- Aigburth Vale
- U.S. National Register of Historic Places
- Location: 212 Aigburth Road, Towson, Maryland
- Coordinates: 39°23′30.5″N 76°35′53″W﻿ / ﻿39.391806°N 76.59806°W
- Built: 1868
- Architect: Niernsee & Neilson
- Architectural style: Second Empire
- NRHP reference No.: 99001016
- Added to NRHP: August 27, 1999

= Aigburth Vale =

Historic house in Maryland

Aigburth Vale house at 212 Aigburth Road in Towson was designed in 1868, by architects Niernsee & Neilson, as a country home for wealthy actor John E. Owens.

Most of the property of the estate was originally known as the Rock Spring Farm of Edward Taylor and the parcel was reported to have been over 197 acre when it was purchased by Owens in 1853. The mansion is a wood-framed, three-story structure is an example of Second Empire architecture and as such, is topped by mansard roofs on the tower and wings.

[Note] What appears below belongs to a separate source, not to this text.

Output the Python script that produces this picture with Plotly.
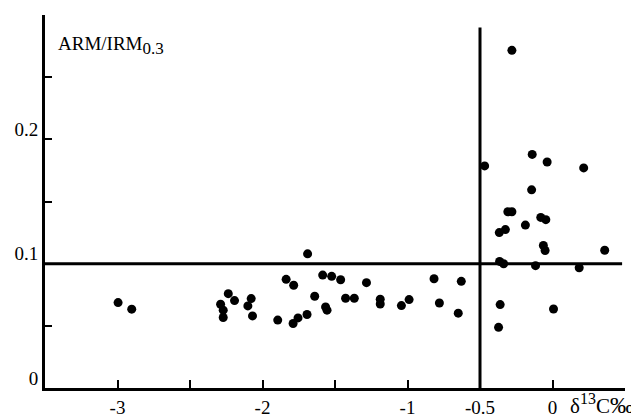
import plotly.graph_objects as go

# d13C (per mil) vs ARM/IRM0.3
d13c = [
    -2.996, -2.902, -2.236, -2.193, -2.289, -2.271, -2.271, -2.078, -2.101, -2.069,
    -1.895, -1.789, -1.755, -1.693, -1.689, -1.837, -1.785, -1.640, -1.585, -1.523,
    -1.461, -1.565, -1.555, -1.427, -1.367, -1.283, -1.188, -1.188, -1.042, -0.989,
    -0.817, -0.780, -0.650, -0.629,
    -0.468, -0.280, -0.140, -0.037, 0.215, -0.144, -0.308, -0.280, -0.081, -0.046,
    -0.187, -0.367, -0.325, -0.063, -0.051, 0.360, -0.365, -0.337, -0.117, 0.184,
    -0.361, 0.007, -0.372,
]
arm_irm = [
    0.0687, 0.0634, 0.0759, 0.0703, 0.0674, 0.0626, 0.0567, 0.0719, 0.0660, 0.0580,
    0.0546, 0.0519, 0.0564, 0.0591, 0.1079, 0.0874, 0.0826, 0.0738, 0.0908, 0.0898,
    0.0871, 0.0652, 0.0626, 0.0722, 0.0722, 0.0847, 0.0714, 0.0676, 0.0663, 0.0711,
    0.0879, 0.0684, 0.0602, 0.0858,
    0.1786, 0.2716, 0.1879, 0.1818, 0.1770, 0.1594, 0.1418, 0.1418, 0.1372, 0.1354,
    0.1310, 0.1250, 0.1274, 0.1146, 0.1106, 0.1108, 0.1018, 0.0999, 0.0984, 0.0967,
    0.0671, 0.0635, 0.0488,
]

x_ticks = [-3.5, -3, -2.5, -2, -1.5, -1, -0.5, 0, 0.5]
x_labels = ["", "-3", "", "-2", "", "-1", "-0.5", "0", ""]
y_ticks = [0, 0.05, 0.1, 0.15, 0.2, 0.25, 0.3]
y_labels = ["0", "", "0.1", "", "0.2", "", ""]

x_split = -0.5   # vertical divider
y_split = 0.1    # horizontal divider

FONT = "Liberation Serif"
tick_font = dict(family=FONT, size=19, color="black")

fig = go.Figure()
fig.add_trace(go.Scatter(
    x=d13c, y=arm_irm, mode="markers",
    marker=dict(color="black", size=9),
    showlegend=False,
))

fig.add_shape(type="line", xref="x", yref="y",
              x0=-3.5, x1=0.48, y0=y_split, y1=y_split,
              line=dict(color="black", width=3))
fig.add_shape(type="line", xref="x", yref="y",
              x0=x_split, x1=x_split, y0=0, y1=0.29,
              line=dict(color="black", width=3))

fig.add_annotation(x=0, y=1, xref="paper", yref="paper",
                   xanchor="left", yanchor="top", xshift=11, yshift=-16,
                   text="ARM/IRM<sub><span style='font-size:17px'>0.3</span></sub>",
                   showarrow=False,
                   font=dict(size=19, family=FONT, color="black"))
fig.add_annotation(x=0.9017, y=0, xref="paper", yref="paper",
                   xanchor="left", yanchor="top", yshift=0,
                   text="δ<sup><span style='font-size:16px'>13</span></sup>C<span style='font-size:24px'>‰</span>",
                   showarrow=False,
                   font=dict(size=21, family=FONT, color="black"))

# page body has an 8px margin, so the figure is 8px smaller on each side
fig.update_layout(
    width=631, height=410,
    margin=dict(l=37, r=14, t=7, b=30),
    plot_bgcolor="white", paper_bgcolor="white",
    font=dict(family=FONT, size=19, color="black"),
    xaxis=dict(
        range=[-3.5, 0.5], showgrid=False, zeroline=False, automargin=False,
        showline=True, linecolor="black", linewidth=3,
        ticks="inside", ticklen=8, tickwidth=2, tickcolor="black",
        tickvals=x_ticks, ticktext=x_labels, tickfont=tick_font,
    ),
    yaxis=dict(
        range=[0, 0.3], showgrid=False, zeroline=False, automargin=False,
        showline=True, linecolor="black", linewidth=3,
        ticks="inside", ticklen=7, tickwidth=2, tickcolor="black",
        tickvals=y_ticks, ticktext=y_labels, ticklabelshift=-10,
        tickfont=tick_font,
    ),
)

fig.write_html("out.html")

For a period after 1886, the mansion functioned as an inn and as a summer home for Owens's widow, Mary. In 1889 the majority of the land associated with the estate was sold at auction by the mortgage holder: the Sheppard Pratt Hospital to John Hubner, a Catonsville developer. Thereafter the mansion house and surrounding 4.9 acre was sold to Dr. George F. Sargent, as a private mental hospital from 1919 to 1950. Hubner sold the agricultural land to the Towson Nurseries who subdivided portions of it for sale to the Baltimore County Board of Education in 1943 and 1946 for use as the site for Towson High School and its surrounding campus. The mansion building was leased to Baltimore County Board of Education in 1950 for use as administrative offices and thereafter became the current owners of the building. The Owens estate was once surrounded by over 200 acre but today it stands within a suburban neighborhood. As designed, entry to the estate was gained from York Road along what is now Cedar Avenue. The gatehouse building of the estate, built in 1860 by Jacob Reese, still stands though the intersection of Cedar and York has been closed.

The building has been identified as an outstanding example of Second Empire architecture. It was listed on the National Register of Historic Places on April 27, 1999.